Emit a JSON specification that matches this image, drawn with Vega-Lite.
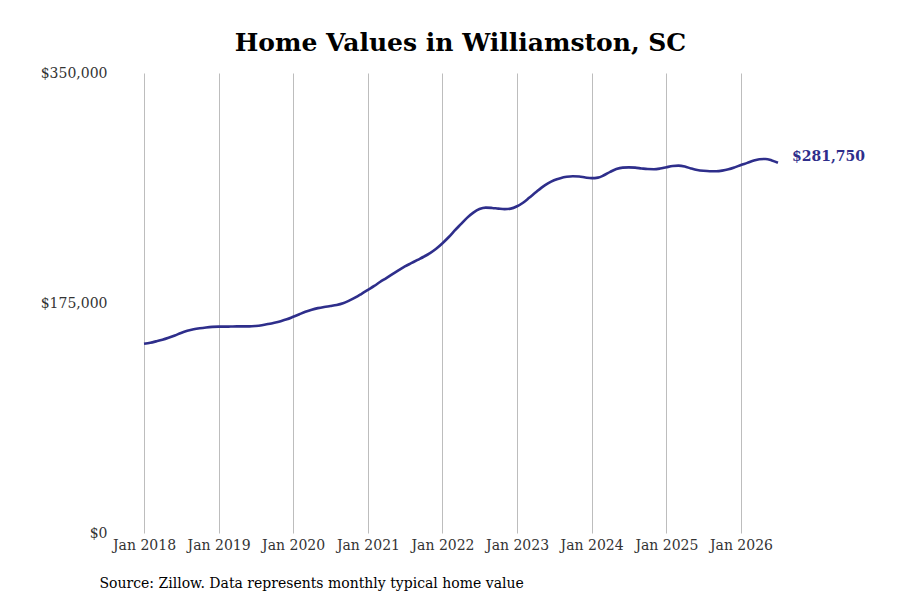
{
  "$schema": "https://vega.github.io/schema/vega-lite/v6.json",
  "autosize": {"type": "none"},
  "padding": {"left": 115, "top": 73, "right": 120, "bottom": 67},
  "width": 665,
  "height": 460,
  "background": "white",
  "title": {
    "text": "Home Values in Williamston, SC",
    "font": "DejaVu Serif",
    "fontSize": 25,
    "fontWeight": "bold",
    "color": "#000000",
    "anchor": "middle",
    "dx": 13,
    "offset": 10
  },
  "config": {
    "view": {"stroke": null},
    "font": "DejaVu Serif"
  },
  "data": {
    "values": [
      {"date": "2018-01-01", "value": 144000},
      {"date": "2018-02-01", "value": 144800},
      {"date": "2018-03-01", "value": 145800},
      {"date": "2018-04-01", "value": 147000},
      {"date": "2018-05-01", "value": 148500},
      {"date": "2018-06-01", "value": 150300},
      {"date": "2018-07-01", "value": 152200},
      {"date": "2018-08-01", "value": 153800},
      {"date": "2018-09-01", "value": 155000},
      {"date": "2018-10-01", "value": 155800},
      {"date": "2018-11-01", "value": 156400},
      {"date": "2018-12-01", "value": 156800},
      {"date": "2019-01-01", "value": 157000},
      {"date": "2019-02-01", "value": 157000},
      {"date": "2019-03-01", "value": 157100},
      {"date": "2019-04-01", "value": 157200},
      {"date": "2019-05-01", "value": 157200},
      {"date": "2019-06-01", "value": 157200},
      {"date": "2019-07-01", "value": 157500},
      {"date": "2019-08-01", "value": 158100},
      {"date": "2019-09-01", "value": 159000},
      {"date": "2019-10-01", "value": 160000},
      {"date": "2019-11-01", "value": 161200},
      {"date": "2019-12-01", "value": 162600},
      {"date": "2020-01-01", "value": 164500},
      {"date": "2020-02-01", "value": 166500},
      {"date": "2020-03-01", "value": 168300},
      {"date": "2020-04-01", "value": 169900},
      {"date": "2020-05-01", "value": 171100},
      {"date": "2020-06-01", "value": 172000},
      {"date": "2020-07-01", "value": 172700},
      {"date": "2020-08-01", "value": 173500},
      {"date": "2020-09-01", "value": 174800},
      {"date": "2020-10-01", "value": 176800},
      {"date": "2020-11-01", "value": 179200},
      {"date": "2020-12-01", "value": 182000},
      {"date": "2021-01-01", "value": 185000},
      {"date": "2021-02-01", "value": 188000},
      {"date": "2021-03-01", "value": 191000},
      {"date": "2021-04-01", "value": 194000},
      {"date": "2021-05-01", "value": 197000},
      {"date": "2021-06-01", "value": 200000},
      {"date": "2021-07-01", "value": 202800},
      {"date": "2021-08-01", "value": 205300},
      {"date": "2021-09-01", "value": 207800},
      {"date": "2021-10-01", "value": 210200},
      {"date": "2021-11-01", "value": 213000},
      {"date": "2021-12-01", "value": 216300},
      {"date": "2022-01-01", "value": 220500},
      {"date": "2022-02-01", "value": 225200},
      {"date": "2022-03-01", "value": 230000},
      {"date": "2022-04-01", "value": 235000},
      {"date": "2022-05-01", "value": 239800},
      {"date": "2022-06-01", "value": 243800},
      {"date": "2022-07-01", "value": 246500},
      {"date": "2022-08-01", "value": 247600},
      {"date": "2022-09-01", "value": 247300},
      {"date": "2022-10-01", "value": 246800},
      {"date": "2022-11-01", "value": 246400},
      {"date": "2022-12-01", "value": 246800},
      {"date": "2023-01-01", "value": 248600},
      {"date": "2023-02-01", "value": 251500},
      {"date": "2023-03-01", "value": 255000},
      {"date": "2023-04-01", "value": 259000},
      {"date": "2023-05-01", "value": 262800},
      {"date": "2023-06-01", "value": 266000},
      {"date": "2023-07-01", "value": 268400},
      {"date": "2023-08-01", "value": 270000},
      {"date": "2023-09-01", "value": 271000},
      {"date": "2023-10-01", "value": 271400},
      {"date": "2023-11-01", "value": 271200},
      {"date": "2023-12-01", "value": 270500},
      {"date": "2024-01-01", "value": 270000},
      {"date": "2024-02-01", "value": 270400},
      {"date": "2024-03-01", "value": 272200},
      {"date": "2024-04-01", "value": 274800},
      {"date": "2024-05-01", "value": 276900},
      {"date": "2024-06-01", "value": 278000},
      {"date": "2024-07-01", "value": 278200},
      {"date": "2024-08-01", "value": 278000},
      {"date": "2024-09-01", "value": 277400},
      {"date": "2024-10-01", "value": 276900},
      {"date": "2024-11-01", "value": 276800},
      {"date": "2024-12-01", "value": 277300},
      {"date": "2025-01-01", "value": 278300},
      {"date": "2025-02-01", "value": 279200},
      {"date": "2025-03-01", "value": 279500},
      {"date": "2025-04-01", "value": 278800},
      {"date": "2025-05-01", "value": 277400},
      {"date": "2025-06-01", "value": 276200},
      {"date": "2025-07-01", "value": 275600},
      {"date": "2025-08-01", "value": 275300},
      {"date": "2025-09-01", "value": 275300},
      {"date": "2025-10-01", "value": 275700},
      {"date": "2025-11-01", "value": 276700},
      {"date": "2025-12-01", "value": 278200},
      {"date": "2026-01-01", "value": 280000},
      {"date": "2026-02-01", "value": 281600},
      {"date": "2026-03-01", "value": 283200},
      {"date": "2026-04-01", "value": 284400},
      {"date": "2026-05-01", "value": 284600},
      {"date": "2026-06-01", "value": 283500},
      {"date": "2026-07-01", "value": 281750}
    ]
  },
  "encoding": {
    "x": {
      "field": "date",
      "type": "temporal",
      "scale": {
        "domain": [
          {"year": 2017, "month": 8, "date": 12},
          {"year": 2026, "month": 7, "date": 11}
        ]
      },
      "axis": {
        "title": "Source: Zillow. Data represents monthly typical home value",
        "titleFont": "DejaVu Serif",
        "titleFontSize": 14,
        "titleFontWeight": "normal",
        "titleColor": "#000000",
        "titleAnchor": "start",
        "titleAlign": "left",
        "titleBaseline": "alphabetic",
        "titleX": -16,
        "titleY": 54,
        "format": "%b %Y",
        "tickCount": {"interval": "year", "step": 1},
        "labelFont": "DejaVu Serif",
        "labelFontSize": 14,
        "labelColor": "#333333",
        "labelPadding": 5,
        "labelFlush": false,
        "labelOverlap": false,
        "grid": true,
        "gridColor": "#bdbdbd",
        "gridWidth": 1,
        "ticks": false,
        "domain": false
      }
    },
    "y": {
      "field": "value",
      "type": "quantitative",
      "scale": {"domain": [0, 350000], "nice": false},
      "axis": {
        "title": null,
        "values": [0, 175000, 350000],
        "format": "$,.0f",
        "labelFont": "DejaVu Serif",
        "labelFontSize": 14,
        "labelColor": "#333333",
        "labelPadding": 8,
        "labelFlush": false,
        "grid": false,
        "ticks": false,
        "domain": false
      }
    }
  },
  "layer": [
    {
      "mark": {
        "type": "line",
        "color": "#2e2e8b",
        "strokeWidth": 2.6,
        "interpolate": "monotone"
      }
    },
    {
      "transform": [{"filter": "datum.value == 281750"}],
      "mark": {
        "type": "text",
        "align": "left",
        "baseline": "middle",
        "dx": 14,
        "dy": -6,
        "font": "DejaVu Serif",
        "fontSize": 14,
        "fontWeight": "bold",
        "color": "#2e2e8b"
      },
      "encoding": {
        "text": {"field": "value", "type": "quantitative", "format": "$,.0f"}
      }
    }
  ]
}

---

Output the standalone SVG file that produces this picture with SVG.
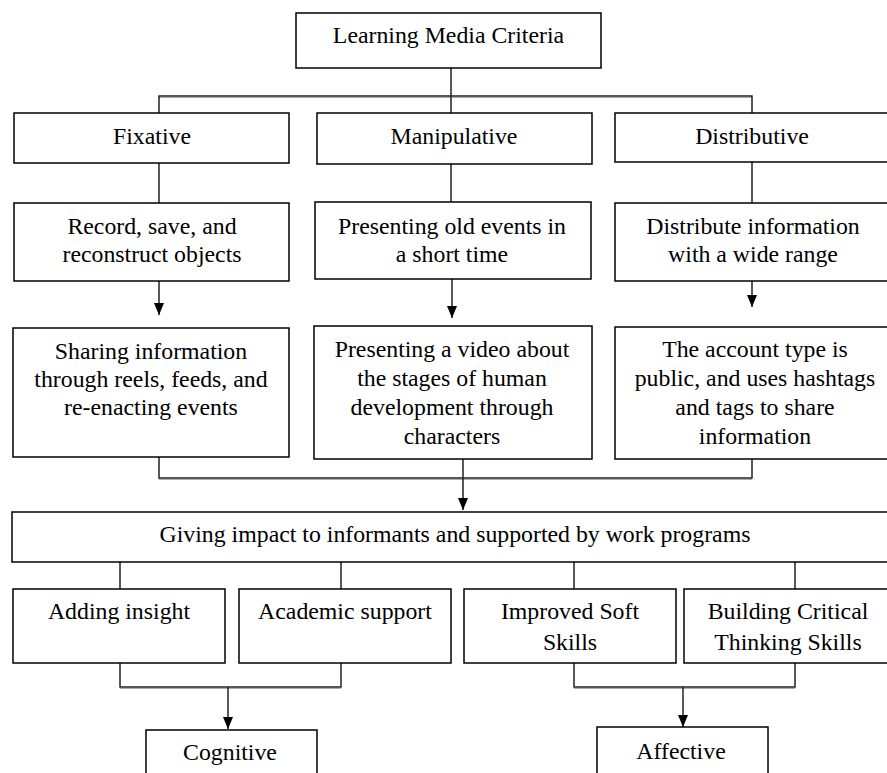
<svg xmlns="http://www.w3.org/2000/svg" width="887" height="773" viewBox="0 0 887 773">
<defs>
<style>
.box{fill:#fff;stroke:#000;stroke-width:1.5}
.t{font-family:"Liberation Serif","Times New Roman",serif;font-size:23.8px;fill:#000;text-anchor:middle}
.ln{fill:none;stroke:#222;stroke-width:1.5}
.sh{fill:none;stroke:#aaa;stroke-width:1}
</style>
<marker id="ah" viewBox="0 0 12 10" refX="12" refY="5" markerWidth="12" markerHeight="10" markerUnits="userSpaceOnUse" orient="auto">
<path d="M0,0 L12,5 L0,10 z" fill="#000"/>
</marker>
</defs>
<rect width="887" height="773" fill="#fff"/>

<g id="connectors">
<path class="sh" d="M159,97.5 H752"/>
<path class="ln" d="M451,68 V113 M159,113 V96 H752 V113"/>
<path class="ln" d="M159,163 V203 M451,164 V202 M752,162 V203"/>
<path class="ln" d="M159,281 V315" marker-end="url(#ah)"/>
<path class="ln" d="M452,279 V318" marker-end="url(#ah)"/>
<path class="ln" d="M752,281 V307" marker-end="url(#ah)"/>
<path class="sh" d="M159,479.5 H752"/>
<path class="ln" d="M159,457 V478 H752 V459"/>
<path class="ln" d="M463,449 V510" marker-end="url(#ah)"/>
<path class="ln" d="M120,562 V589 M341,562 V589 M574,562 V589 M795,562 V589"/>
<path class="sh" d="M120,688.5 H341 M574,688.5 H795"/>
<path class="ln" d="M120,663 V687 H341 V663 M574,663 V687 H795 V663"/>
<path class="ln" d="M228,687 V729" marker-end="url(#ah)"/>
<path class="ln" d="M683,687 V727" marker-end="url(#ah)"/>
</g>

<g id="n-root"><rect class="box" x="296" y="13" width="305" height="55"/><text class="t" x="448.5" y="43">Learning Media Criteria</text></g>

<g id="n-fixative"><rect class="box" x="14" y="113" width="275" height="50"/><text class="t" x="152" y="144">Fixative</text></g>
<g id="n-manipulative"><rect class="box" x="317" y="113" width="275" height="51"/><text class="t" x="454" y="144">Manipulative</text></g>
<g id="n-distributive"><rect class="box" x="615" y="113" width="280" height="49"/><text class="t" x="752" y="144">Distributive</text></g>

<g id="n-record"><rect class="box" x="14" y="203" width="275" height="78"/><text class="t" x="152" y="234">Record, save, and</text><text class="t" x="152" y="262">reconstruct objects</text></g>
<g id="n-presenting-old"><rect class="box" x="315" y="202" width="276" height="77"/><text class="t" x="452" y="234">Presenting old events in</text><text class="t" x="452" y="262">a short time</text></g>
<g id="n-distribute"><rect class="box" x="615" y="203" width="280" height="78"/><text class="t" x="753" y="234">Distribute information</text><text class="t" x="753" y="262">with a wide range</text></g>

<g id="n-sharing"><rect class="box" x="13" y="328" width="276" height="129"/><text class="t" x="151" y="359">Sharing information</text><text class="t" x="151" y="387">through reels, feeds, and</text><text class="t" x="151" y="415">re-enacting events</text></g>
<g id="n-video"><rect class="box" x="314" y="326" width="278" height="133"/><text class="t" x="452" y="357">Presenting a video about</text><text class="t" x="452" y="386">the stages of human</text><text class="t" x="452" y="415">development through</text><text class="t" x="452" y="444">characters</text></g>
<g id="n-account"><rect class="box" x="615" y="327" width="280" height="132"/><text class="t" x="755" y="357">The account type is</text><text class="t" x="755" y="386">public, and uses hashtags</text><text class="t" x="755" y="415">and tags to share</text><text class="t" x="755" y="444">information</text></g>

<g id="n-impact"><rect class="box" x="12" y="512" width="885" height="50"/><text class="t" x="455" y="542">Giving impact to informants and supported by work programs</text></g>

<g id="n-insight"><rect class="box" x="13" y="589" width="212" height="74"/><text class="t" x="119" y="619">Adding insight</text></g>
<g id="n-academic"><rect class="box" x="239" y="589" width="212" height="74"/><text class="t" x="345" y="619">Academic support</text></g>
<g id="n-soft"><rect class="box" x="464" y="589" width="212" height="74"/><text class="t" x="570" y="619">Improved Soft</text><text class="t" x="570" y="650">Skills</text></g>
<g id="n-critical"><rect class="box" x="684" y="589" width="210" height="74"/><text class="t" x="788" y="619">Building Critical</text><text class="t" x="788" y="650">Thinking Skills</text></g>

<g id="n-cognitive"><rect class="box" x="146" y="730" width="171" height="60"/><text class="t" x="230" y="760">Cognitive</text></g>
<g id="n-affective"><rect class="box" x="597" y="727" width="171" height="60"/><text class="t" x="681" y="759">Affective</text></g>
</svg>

_WHAT IS EXPECTED:_ Identify and copy the lines holding the word "that".

_OUTPUT:_
Emit a JSON specification that matches this image, drawn with Vega-Lite.
Output the standalone SVG file that produces this picture with SVG.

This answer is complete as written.